Production issues also explain why Activision Blizzard bought the Boston-based studio Proletariat, which it said will help staff up the team working on the World of Warcraft franchise. The company noted that it increased its development headcount by 25 percent year-over-year, despite a slew of layoffs and hiring freezes across the tech and video game industries.
Reboots and Microtransactions
While the company is attempting to address its production issues through acquisitions and hiring, for the moment, it's more dependent on reboots to fill in the release calendar.
An updated version of Call of Duty: Modern Warfare II, for example, is due out in October. That game, based on the 2009 bestseller, is the closest thing the company has to a major release for the rest of the year. Other releases include Wrath of the Lich King Classic, an updated version of a World of Warcraft expansion pack that came out in 2008.
One bright spot is mobile and microtransactions. Diablo Immortal, a mobile version of the popular fantasy game, has surpassed $100 million in player spending, according to a report from Sensor Tower Store Intelligence — though the company itself didn't include revenue numbers from the game, which came out in June, in its latest earnings report.

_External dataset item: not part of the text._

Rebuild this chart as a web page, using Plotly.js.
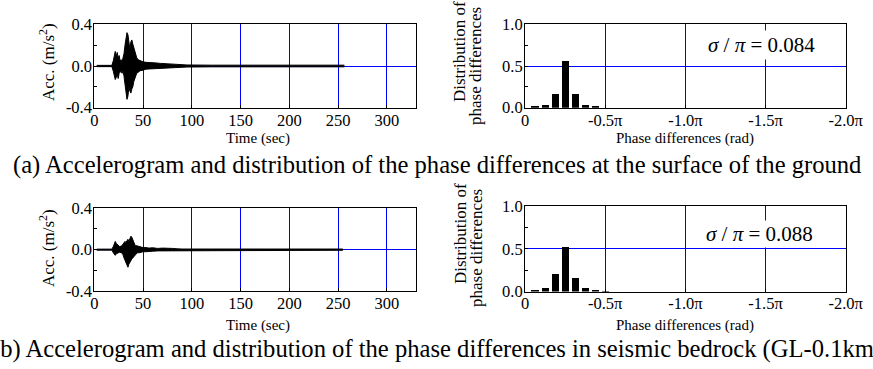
<!DOCTYPE html>
<html>
<head>
<meta charset="utf-8">
<script src="https://cdn.plot.ly/plotly-3.0.1.min.js"></script>
<style>html,body{margin:0;padding:0;background:#fff;}#chart{width:873px;height:369px;}</style>
</head>
<body>
<div id="chart"></div>
<script>
// ---- Accelerogram (a): surface of the ground (envelope) ----
const timeA = [2.5, 18, 19.5, 20.5, 21.5, 22.5, 23.5, 24.5, 25.5, 26.5, 27.5, 28.5, 29.5, 30.5, 31.5, 32.5, 33.5, 34.5, 35.5, 36.5, 37.5, 38.5, 39.5, 40.5, 41.5, 42.5, 43.5, 45, 47, 50, 53, 57, 62, 68, 75, 82, 88, 95, 120, 180, 256.5];
const upperA = [0.006, 0.006, 0.05, 0.12, 0.14, 0.09, 0.13, 0.08, 0.10, 0.05, 0.06, 0.04, 0.07, 0.12, 0.20, 0.29, 0.32, 0.30, 0.22, 0.16, 0.23, 0.25, 0.21, 0.17, 0.14, 0.10, 0.08, 0.06, 0.05, 0.04, 0.035, 0.03, 0.03, 0.025, 0.02, 0.02, 0.015, 0.01, 0.008, 0.008, 0.008];
const lowerA = [-0.006, -0.006, -0.05, -0.10, -0.13, -0.11, -0.08, -0.12, -0.07, -0.06, -0.05, -0.07, -0.04, -0.10, -0.18, -0.26, -0.32, -0.29, -0.20, -0.24, -0.26, -0.22, -0.20, -0.15, -0.12, -0.09, -0.07, -0.06, -0.045, -0.04, -0.03, -0.028, -0.025, -0.022, -0.018, -0.016, -0.012, -0.01, -0.008, -0.008, -0.008];

// ---- Accelerogram (b): seismic bedrock GL-0.1km ----
const timeB = [2.5, 18, 19.5, 20.5, 21.5, 22.5, 23.5, 24.5, 26, 28, 29.5, 30.5, 31.5, 32.5, 33.5, 34.5, 35.5, 36.5, 37.5, 38.5, 39.5, 40.5, 41.5, 42.5, 44, 46, 48, 50, 53, 56, 60, 65, 70, 75, 80, 85, 90, 120, 180, 255];
const upperB = [0.005, 0.005, 0.03, 0.07, 0.08, 0.06, 0.05, 0.04, 0.03, 0.035, 0.05, 0.07, 0.08, 0.07, 0.09, 0.10, 0.08, 0.11, 0.13, 0.12, 0.09, 0.07, 0.05, 0.04, 0.035, 0.03, 0.025, 0.02, 0.02, 0.015, 0.018, 0.012, 0.015, 0.01, 0.012, 0.008, 0.006, 0.006, 0.006, 0.006];
const lowerB = [-0.005, -0.005, -0.03, -0.05, -0.055, -0.04, -0.035, -0.03, -0.025, -0.03, -0.05, -0.08, -0.10, -0.12, -0.15, -0.17, -0.14, -0.12, -0.10, -0.09, -0.08, -0.07, -0.05, -0.04, -0.03, -0.03, -0.025, -0.02, -0.02, -0.015, -0.015, -0.012, -0.012, -0.01, -0.01, -0.008, -0.006, -0.006, -0.006, -0.006];

// ---- Distribution of phase differences (bin centres in units of pi) ----
const phaseBins = [-0.0625, -0.125, -0.1875, -0.25, -0.3125, -0.375, -0.4375, -0.5];
const distA = [0.015, 0.03, 0.165, 0.565, 0.17, 0.03, 0.015, 0];
const distB = [0.012, 0.043, 0.20, 0.52, 0.155, 0.043, 0.012, 0.01];
const sigmaA = "0.084";
const sigmaB = "0.088";

// ---- tick labels ----
const timeTicks = [0, 50, 100, 150, 200, 250, 300];
const accTicks = [-0.4, 0.0, 0.4];
const accTickText = ["-0.4", "0.0", "0.4"];
const phaseTicks = [0, -0.5, -1.0, -1.5, -2.0];
const phaseTickText = ["0", "-0.5\u03c0", "-1.0\u03c0", "-1.5\u03c0", "-2.0\u03c0"];
const distTicks = [0, 0.5, 1.0];
const distTickText = ["0.0", "0.5", "1.0"];

const W = 873, H = 369;
const px = v => v / W;
const py = v => 1 - v / H;
const FONT = "'Liberation Serif', 'Times New Roman', Times, serif";
const BLUE = "#0000ff";

function accTraces(t, up, lo, xa, ya) {
  return [
    {x: t, y: lo, xaxis: xa, yaxis: ya, type: "scatter", mode: "lines",
     line: {color: "#000", width: 1}, hoverinfo: "skip", showlegend: false},
    {x: t, y: up, xaxis: xa, yaxis: ya, type: "scatter", mode: "lines", fill: "tonexty",
     fillcolor: "#000", line: {color: "#000", width: 1}, hoverinfo: "skip", showlegend: false}
  ];
}
function barTrace(y, xa, ya) {
  return {x: phaseBins, y: y, xaxis: xa, yaxis: ya, type: "bar", width: 0.044,
          marker: {color: "#000", line: {width: 0}}, hoverinfo: "skip", showlegend: false};
}

const data = [
  ...accTraces(timeA, upperA, lowerA, "x", "y"),
  barTrace(distA, "x2", "y2"),
  ...accTraces(timeB, upperB, lowerB, "x3", "y3"),
  barTrace(distB, "x4", "y4")
];

const tickFont = {family: FONT, size: 16.5, color: "#000"};
const common = {showgrid: true, gridcolor: BLUE, gridwidth: 1, zeroline: false, showline: true,
  linecolor: "#000", linewidth: 1, mirror: true, ticks: "inside", ticklen: 3, tickcolor: "#000",
  tickfont: tickFont};
function timeAxis(dom, anchor) {
  return Object.assign({domain: dom, anchor: anchor, range: [0, 330], tickvals: timeTicks,
    ticktext: timeTicks.map(String), ticklabelstandoff: -3}, common);
}
function accAxis(dom, anchor) {
  return Object.assign({domain: dom, anchor: anchor, range: [-0.4, 0.4], tickvals: accTicks,
    ticktext: accTickText, ticklabelstandoff: -2,
    minor: {dtick: 0.2, ticks: "inside", ticklen: 3, tickcolor: "#000", showgrid: false}}, common);
}
function phaseAxis(dom, anchor) {
  return Object.assign({domain: dom, anchor: anchor, range: [0, -2], tickvals: phaseTicks,
    ticktext: phaseTickText, ticklabelstandoff: -3}, common);
}
function distAxis(dom, anchor) {
  return Object.assign({domain: dom, anchor: anchor, range: [0, 1], tickvals: distTicks,
    ticktext: distTickText, ticklabelstandoff: -2,
    minor: {dtick: 0.25, ticks: "inside", ticklen: 3, tickcolor: "#000", showgrid: false}}, common);
}

const L = [px(94.3), px(416)];
const R = [px(525), px(845.7)];
const TOP = [py(107.7), py(24.3)];
const BOTL = [py(291), py(208.3)];
const BOTR = [py(291.5), py(206)];

function txt(text, x, y, size, angle) {
  return {text: text, xref: "paper", yref: "paper", x: x, y: y, showarrow: false,
    textangle: angle || 0, xanchor: "center", yanchor: "middle",
    font: {family: FONT, size: size, color: "#000"}};
}

const annotations = [
  txt("Acc. (m/s<sup>2</sup>)", px(47), py(62), 17, -90),
  txt("Acc. (m/s<sup>2</sup>)", px(47), py(248), 17, -90),
  txt("Time (sec)", px(258), py(138), 15),
  txt("Time (sec)", px(258), py(325.5), 15),
  txt("Distribution of", px(460), py(52), 17, -90),
  txt("phase differences", px(476), py(66), 17, -90),
  txt("Distribution of", px(460), py(234), 17, -90),
  txt("phase differences", px(476), py(248), 17, -90),
  txt("Phase differences (rad)", px(685), py(138), 15),
  txt("Phase differences (rad)", px(685), py(325.5), 15),
  {text: "<i>\u03c3</i> / <i>\u03c0</i> = " + sigmaA, xref: "x2", yref: "y2", x: -1.475, y: 0.75,
   showarrow: false, bgcolor: "#fff", borderpad: 2, font: {family: FONT, size: 21, color: "#000"}},
  {text: "<i>\u03c3</i> / <i>\u03c0</i> = " + sigmaB, xref: "x4", yref: "y4", x: -1.46, y: 0.508,
   yanchor: "bottom", showarrow: false, bgcolor: "#fff", borderpad: 1,
   font: {family: FONT, size: 21, color: "#000"}},
  txt("(a) Accelerogram and distribution of the phase differences at the surface of the ground", 0.5, py(165), 24.6),
  txt("(b) Accelerogram and distribution of the phase differences in seismic bedrock (GL-0.1km)", 0.5, py(348.5), 24.6)
];

const layout = {
  width: W, height: H, margin: {l: 0, r: 0, t: 0, b: 0},
  paper_bgcolor: "#fff", plot_bgcolor: "#fff", showlegend: false,
  font: {family: FONT, color: "#000"},
  xaxis: timeAxis(L, "y"), yaxis: accAxis(TOP, "x"),
  xaxis2: phaseAxis(R, "y2"), yaxis2: distAxis(TOP, "x2"),
  xaxis3: timeAxis(L, "y3"), yaxis3: accAxis(BOTL, "x3"),
  xaxis4: phaseAxis(R, "y4"), yaxis4: distAxis(BOTR, "x4"),
  bargap: 0,
  annotations: annotations
};

Plotly.newPlot("chart", data, layout, {staticPlot: true, displayModeBar: false});
</script>
</body>
</html>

In addition, Activision Blizzard's King division, which is behind the hit mobile game Candy Crush, saw in-game bookings jump 6 percent year-over-year this quarter. Mobile is also the only platform to see higher net revenue this quarter than in 2021. The others, including console and PC segments, came in around half of their 2021 levels.
Another major publisher, EA, is set to release earnings after the bell on Tuesday, which could provide more evidence of video games' rough 2022, or it could show how a greater focus on mobile and microtransactions is increasingly paying dividends.
EA gets the majority of its revenue from what is called live service games, or games where players are encouraged to engage with, and ultimately spend money on, the same game. In that sense, it's sort of ahead of the curve when it comes to relying more on microtransactions rather than a busy release schedule of expensive triple-A games.